1. The substantial woman in the booth beside me immediately notices the otherness in my voice. "Where are you from?" she asks and when she finds out, her features soften in mock commiseration. "Oh, I'm sooo sorry.", she croons. She is Nigerian too, but has lived in Britain since childhood. "My father keeps telling me that I should go back, that all the dibias' children I'm so frightened of are here now, living amongst us" And at this she looks pointedly at me, eyes twinkling in her porcine face.

2. During the lunch break a small group congeals around my chair. One Zambian and two Nigerians. The Zambian introduces the other two : "Your people," she says smiling but I shake my head. "Yorubas," I reply half in jest. "An entirely different species."

3. The other day a man followed her in his car, offering her a lift as she walked to the station after work. She turned down his offer but he persisted, crawling beside her along the curb until she finally relented. You must be a Nigerian, she told him as soon as she got in, because only a Nigerian would follow so persistently a strange woman who had turned him down.

3. There is a discussion about language and identity. Who we are. Who we will never become. No one shares my preference for silence. My longing for an empty cubicle and a quiet day.

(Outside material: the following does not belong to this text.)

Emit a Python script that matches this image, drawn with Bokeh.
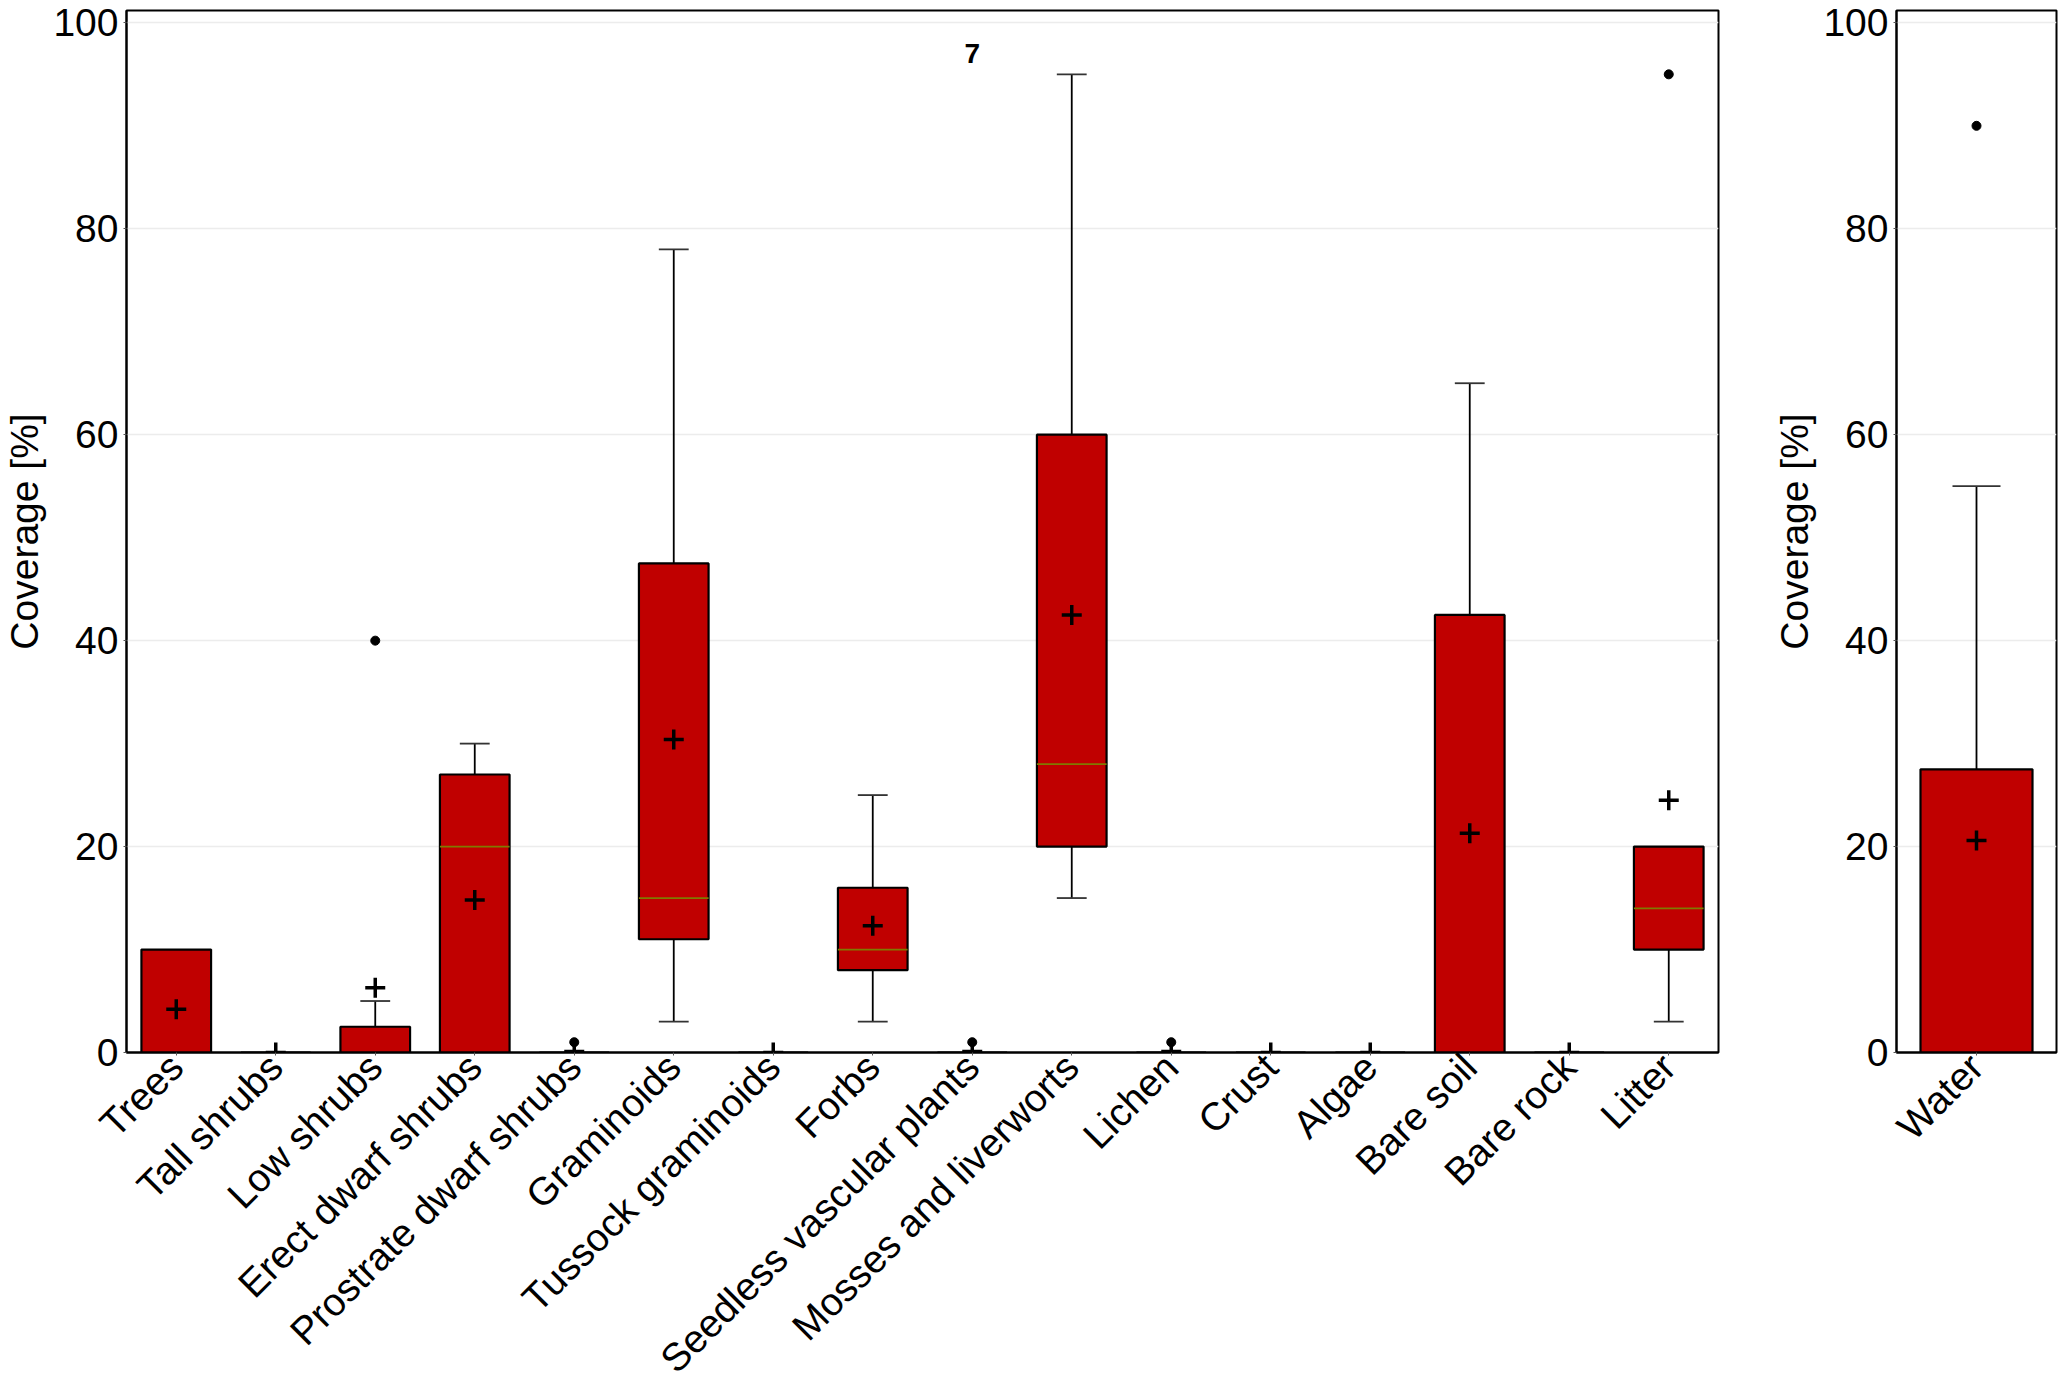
import math
from bokeh.plotting import figure
from bokeh.models import ColumnDataSource, FixedTicker, Range1d, FactorRange
from bokeh.transform import dodge
from bokeh.layouts import row
from bokeh.embed import file_html
from bokeh.resources import INLINE
from bokeh.core.properties import value

# ---------------- data ----------------
categories = ["Trees", "Tall shrubs", "Low shrubs", "Erect dwarf shrubs",
              "Prostrate dwarf shrubs", "Graminoids", "Tussock graminoids", "Forbs",
              "Seedless vascular plants", "Mosses and liverworts", "Lichen", "Crust",
              "Algae", "Bare soil", "Bare rock", "Litter"]
q1 = [0, 0, 0, 0, 0, 11, 0, 8, 0, 20, 0, 0, 0, 0, 0, 10]
median = [0, 0, 0, 20, 0, 15, 0, 10, 0, 28, 0, 0, 0, 0, 0, 14]
q3 = [10, 0, 2.5, 27, 0, 47.5, 0, 16, 0, 60, 0, 0, 0, 42.5, 0, 20]
whisker_low = [0, 0, 0, 0, 0, 3, 0, 3, 0, 15, 0, 0, 0, 0, 0, 3]
whisker_high = [10, 0, 5, 30, 0, 78, 0, 25, 0, 95, 0, 0, 0, 65, 0, 20]
means = [4.2, 0, 6.3, 14.8, 0.1, 30.4, 0, 12.3, 0.1, 42.5, 0.1, 0, 0, 21.3, 0, 24.5]
outlier_cat = ["Low shrubs", "Prostrate dwarf shrubs", "Seedless vascular plants", "Lichen", "Litter"]
outlier_val = [40, 1, 1, 1, 95]
note_cat = ["Seedless vascular plants"]
note_val = [97]
note_text = ["7"]

water_cat = ["Water"]
water_q1 = [0]
water_median = [0]
water_q3 = [27.5]
water_low = [0]
water_high = [55]
water_mean = [20.6]
water_out_cat = ["Water"]
water_out_val = [90]

y_ticks = [0, 20, 40, 60, 80, 100]

FONT = "Liberation Sans"
FS = "39px"
BOX_FILL = "#C00000"
MEDIAN_COLOR = "#7f7a00"


def panel(cats, lo, med, hi, wlo, whi, mean, ocat, oval, frame_w, border_l, border_r):
    p = figure(x_range=FactorRange(factors=cats), y_range=Range1d(0, 101.2),
               frame_width=frame_w, frame_height=1042,
               min_border_left=border_l, min_border_right=border_r,
               min_border_top=10, min_border_bottom=0,
               output_backend="svg", toolbar_location=None)
    p.background_fill_color = "white"
    p.border_fill_color = "white"
    p.outline_line_color = "black"
    p.outline_line_width = 2
    p.outline_line_alpha = 1

    src = ColumnDataSource(dict(cat=cats, lo=lo, med=med, hi=hi, wlo=wlo, whi=whi, mean=mean))
    # whiskers
    up = [i for i in range(len(cats)) if whi[i] > hi[i]]
    dn = [i for i in range(len(cats)) if wlo[i] < lo[i]]
    if up:
        us = ColumnDataSource(dict(cat=[cats[i] for i in up], a=[hi[i] for i in up], b=[whi[i] for i in up]))
        p.segment(x0="cat", x1="cat", y0="a", y1="b", source=us, line_color="black", line_width=1.8)
        p.segment(x0=dodge("cat", -0.15, range=p.x_range), x1=dodge("cat", 0.15, range=p.x_range),
                  y0="b", y1="b", source=us, line_color="#333333", line_width=1.8)
    if dn:
        ds = ColumnDataSource(dict(cat=[cats[i] for i in dn], a=[lo[i] for i in dn], b=[wlo[i] for i in dn]))
        p.segment(x0="cat", x1="cat", y0="a", y1="b", source=ds, line_color="black", line_width=1.8)
        p.segment(x0=dodge("cat", -0.15, range=p.x_range), x1=dodge("cat", 0.15, range=p.x_range),
                  y0="b", y1="b", source=ds, line_color="#333333", line_width=1.8)
    # boxes
    p.vbar(x="cat", width=0.7, bottom="lo", top="hi", source=src,
           fill_color=BOX_FILL, line_color="black", line_width=2.2)
    # medians
    mi = [i for i in range(len(cats)) if lo[i] < med[i] < hi[i]]
    if mi:
        ms = ColumnDataSource(dict(cat=[cats[i] for i in mi], m=[med[i] for i in mi]))
        p.segment(x0=dodge("cat", -0.35, range=p.x_range), x1=dodge("cat", 0.35, range=p.x_range),
                  y0="m", y1="m", source=ms, line_color=MEDIAN_COLOR, line_width=1.8)
    # means
    p.scatter(x="cat", y="mean", source=src, marker="cross", size=20,
              line_color="black", line_width=3.5)
    # outliers
    p.scatter(x=ocat, y=oval, marker="circle", size=9, fill_color="black", line_color="black")

    # axes
    p.xgrid.visible = False
    p.ygrid.ticker = FixedTicker(ticks=y_ticks)
    p.ygrid.grid_line_color = "#ececec"
    p.ygrid.grid_line_width = 1.5
    p.yaxis.ticker = FixedTicker(ticks=y_ticks)
    p.yaxis.axis_label = "Coverage [%]"
    p.yaxis.axis_label_text_font = FONT
    p.yaxis.axis_label_text_font_style = "normal"
    p.yaxis.axis_label_text_font_size = FS
    p.yaxis.axis_label_text_color = "black"
    p.yaxis.axis_label_standoff = 4
    for ax in (p.xaxis[0], p.yaxis[0]):
        ax.major_label_text_font = FONT
        ax.major_label_text_font_size = FS
        ax.major_label_text_color = "black"
        ax.axis_line_color = "black"
        ax.axis_line_width = 2
        ax.major_tick_in = 0
        ax.major_tick_out = 3
        ax.major_tick_line_color = "#555555"
        ax.minor_tick_line_color = None
        ax.major_label_standoff = 5
    p.xaxis.major_label_orientation = math.pi / 4
    return p


p1 = panel(categories, q1, median, q3, whisker_low, whisker_high, means,
           outlier_cat, outlier_val, 1592, 100, 52)
p1.text(x=note_cat, y=note_val, text=note_text, text_font=value(FONT), text_font_style="bold",
        text_font_size="28px", text_align="center", text_baseline="middle", text_color="black")

p2 = panel(water_cat, water_q1, water_median, water_q3, water_low, water_high, water_mean,
           water_out_cat, water_out_val, 160, 110, 3)

layout = row(p1, p2)
open("out.html", "w").write(file_html(layout, INLINE))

4. Later that evening I am at a pizzeria and a young girl, probably seven or eight years old, walks in unattended. After placing her order she takes the empty seat beside me. One glance is sufficient to assure her that I am harmless. Slight, bespectacled, and reading a slim volume of poetry, she surmises that I am hardly a threat - she could probably shatter my clavicle with one blow from her prepubescent arm. After a few minutes, however, she grows weary of waiting and tells the man behind the counter in perfecly phrased and beautifully cadenced sentences that she has to leave and will be back later. How ordered her mind must be, I find myself thinking. O Brave New World, that has such people in it!